Bruce Bartlett seems to go by the idea that everyone on the Right, is a Conservative. Which is ridiculous, because the far-right doesn't really believe in anything that has to do with conserving. They are always trying to blow things up and take on, if not take down the establishment. When the fact is being a Conservative, is for a large party about being part of the establishment and conserving it.
I think what this is really about is how much the Republican Party has changed the last 60 years. Before Richard Nixon, this was a country club, white-collar, very wealthy, center-right, political party. And all the blue-collar, small town, religious fundamentalist types, were Democrats, in most cases.
Today, the Republican Party still has that white-collar-country club wing in it, but most of those folks are what I would call today, Yuppiecrats. Those Democrats are JFK Democrats, as well as fake leftists, who talk and act like Socialists. But who live like white-collar, liberal capitalists, who love capitalism and liberal democracy as the real Liberals and Conservatives, while they're bashing those liberal values in public.
I think what really changed the Republican Party, was Watergate. For the Richard Nixon loyalists, (people who are very similar and in many cases the same voters as MAGA) what President Nixon and his Administration did in response to the anti-war-left, and the militant far--left in the early 1970s, with their Plummers Unit and their secret national security state, and how they tried to cover up Watergate... those actions taken by the Nixon Administration, were no worst than what Democrats did when they were in power before Richard Nixon. And they've never forgiven the Democrats, as well as mainstream Republicans and the mainstream media, for taking down Richard Nixon.

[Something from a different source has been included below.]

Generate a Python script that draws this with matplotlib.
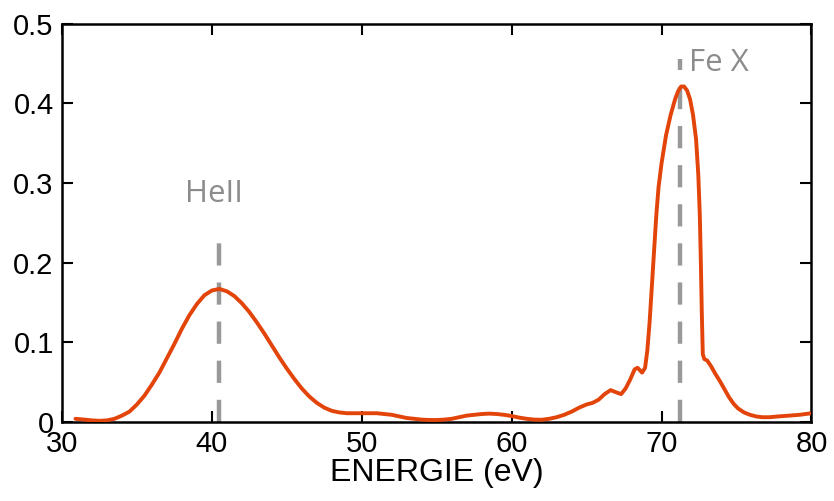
import matplotlib
matplotlib.use("Agg")
import matplotlib.pyplot as plt

energy = [30.9, 31.5, 32.0, 32.5, 33.0, 33.5, 34.0, 34.5, 35.0, 35.5, 36.0, 36.5, 37.0, 37.5,
          38.0, 38.5, 39.0, 39.5, 40.0, 40.5, 41.0, 41.5, 42.0, 42.5, 43.0, 43.5, 44.0, 44.5,
          45.0, 45.5, 46.0, 46.5, 47.0, 47.5, 48.0, 48.5, 49.0, 49.5, 50.0, 50.5, 51.0, 51.5,
          52.0, 52.5, 53.0, 53.5, 54.0, 54.5, 55.0, 55.5, 56.0, 56.5, 57.0, 57.5, 58.0, 58.5,
          59.0, 59.5, 60.0, 60.5, 61.0, 61.5, 62.0, 62.5, 63.0, 63.5, 64.0, 64.5, 65.0, 65.4,
          65.8, 66.2, 66.6, 67.0, 67.3, 67.6, 67.9, 68.2, 68.4, 68.7, 68.9, 69.05, 69.2, 69.35,
          69.5, 69.65, 69.8, 70.0, 70.3, 70.6, 70.9, 71.1, 71.3, 71.5, 71.7, 71.9, 72.1, 72.3,
          72.45, 72.55, 72.62, 72.68, 72.75, 72.85, 73.05, 73.3, 73.6, 73.9, 74.2, 74.5, 74.8,
          75.1, 75.5, 75.9, 76.3, 76.7, 77.2, 77.8, 78.5, 79.2, 80.0]
intensity = [0.004, 0.003, 0.002, 0.0015, 0.002, 0.004, 0.008, 0.013, 0.022, 0.033, 0.047,
             0.062, 0.080, 0.098, 0.117, 0.134, 0.148, 0.159, 0.165, 0.167, 0.164, 0.158, 0.149,
             0.138, 0.125, 0.111, 0.096, 0.081, 0.067, 0.054, 0.042, 0.032, 0.024, 0.018, 0.014,
             0.012, 0.011, 0.011, 0.011, 0.011, 0.011, 0.010, 0.009, 0.007, 0.005, 0.004, 0.003,
             0.0025, 0.0025, 0.003, 0.004, 0.006, 0.008, 0.009, 0.010, 0.0105, 0.010, 0.009,
             0.0075, 0.0055, 0.004, 0.003, 0.0028, 0.004, 0.006, 0.009, 0.013, 0.018, 0.022,
             0.024, 0.028, 0.035, 0.040, 0.037, 0.035, 0.042, 0.053, 0.066, 0.068, 0.062, 0.068,
             0.090, 0.125, 0.17, 0.215, 0.26, 0.295, 0.325, 0.360, 0.385, 0.405, 0.415, 0.421,
             0.421, 0.416, 0.405, 0.385, 0.355, 0.31, 0.26, 0.20, 0.14, 0.085, 0.079, 0.077,
             0.070, 0.060, 0.051, 0.041, 0.031, 0.023, 0.017, 0.012, 0.009, 0.007, 0.006, 0.006,
             0.007, 0.008, 0.009, 0.011]

line_names = ["HeII", "Fe X"]
line_pos = [40.5, 71.2]
line_top = [0.245, 0.455]
label_xy = [(40.13, 0.276), (71.8, 0.44)]

x_ticks = [30, 40, 50, 60, 70, 80]
y_ticks = [0, 0.1, 0.2, 0.3, 0.4, 0.5]
y_ticklabels = ["0", "0.1", "0.2", "0.3", "0.4", "0.5"]

fig = plt.figure(figsize=(8.34, 5.01), dpi=100)
ax = fig.add_axes([0.0743, 0.1577, 0.8987, 0.7953])

for xp, yt in zip(line_pos, line_top):
    ax.plot([xp, xp], [0, yt], color="#999999", lw=3.2, dashes=(5.0, 3.8), zorder=2)

ax.plot(energy, intensity, color="#E2440A", lw=2.8, zorder=3,
        solid_capstyle="round", solid_joinstyle="round")

ax.text(label_xy[0][0], label_xy[0][1], line_names[0], color="#8c8c8c", fontsize=22.5,
        family="Open Sans", ha="center", va="baseline")
ax.text(label_xy[1][0], label_xy[1][1], line_names[1], color="#8c8c8c", fontsize=22.5,
        family="Open Sans", ha="left", va="baseline")

ax.set_xlim(30, 80)
ax.set_ylim(0, 0.5)
ax.set_xticks(x_ticks)
ax.set_yticks(y_ticks)
ax.set_yticklabels(y_ticklabels)
ax.tick_params(direction="in", length=8, width=1.5, top=True, right=True,
               labelsize=21, pad=6)
for lab in ax.get_xticklabels() + ax.get_yticklabels():
    lab.set_family("Liberation Sans")
for s in ax.spines.values():
    s.set_linewidth(1.8)
ax.set_xlabel("ENERGIE (eV)", fontsize=23, family="Liberation Sans", labelpad=0)

fig.savefig("out.png", dpi=100)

I don't think there has ever been a "50 year plan for total victory" by the far-right in the Republican Party. But when Newt Gingrich was elected to the U.S. House of Representatives in 1978, he got to works fairly quickly to put together a plan that would win back the House for Republicans. At the time Newt Gingrich was elected, House Republicans only had 145 seats in the House and they picked up 15 seats in 1978. It wasn't until 1994 that Republicans won back the House. But as former U.S. Representative Robert Walker wrote for the Ripon Society in 2014 about the Conservative Opportunity Society:
"Gingrich and COS were mostly younger Members of Congress who had a desire to see the party fight to become a majority. Gingrich recognized that the change he wanted would take legislative activists committed to using the congressional processes for political battle and development of a unique agenda. The Members he recruited for COS were conservatives, moderates and pragmatists who shared a willingness to engage the Democrats on national issues.
Early leaders of the group included Vin Weber, Hank Brown, Duncan Hunter and me. We began meeting on Wednesday mornings in 121 Cannon and agreed that we had to develop a compelling agenda. The agenda needed to be visionary with a clear view of economic, cultural and societal change. So, we reached out to futurists, including Al Toffler and John Nesbitt, and met with them for hours at a time. What came out of those sessions was grounding in the emerging information economy and the magnitude of the change that the new economy would produce. The futurists’ insight provided us with the foundation for the principles and programs we would advocate...
From the Ripon Society
Newt Gingrich has always been a hyper-partisan figure, at least rhetorically. He was always very pragmatic in how he governed when he was Speaker of the House and perhaps even when he was House Minority Whip in the early 1990s.
But with Newt Gingrich and these other populist-right figures like Trent Lott, U.S. Representatives like Vin Weber, Hank Brown, Duncan Hunter, and many others, from the 1980s and 90s... this is where the Republican Party doesn't become more or less conservative, but more populist. And they go from primarily a center-right, country club, white-collar, political party, to a party that includes a lot more blue-collar, working-class, religious fundamentalist voters. Which is the Republican Party that we see today.
But there's never been 1 plan put together where the far-right would just take over the Republican Party, but the entire U.S. Government... except for what the Heritage Foundation put together with their Project 2025 last year.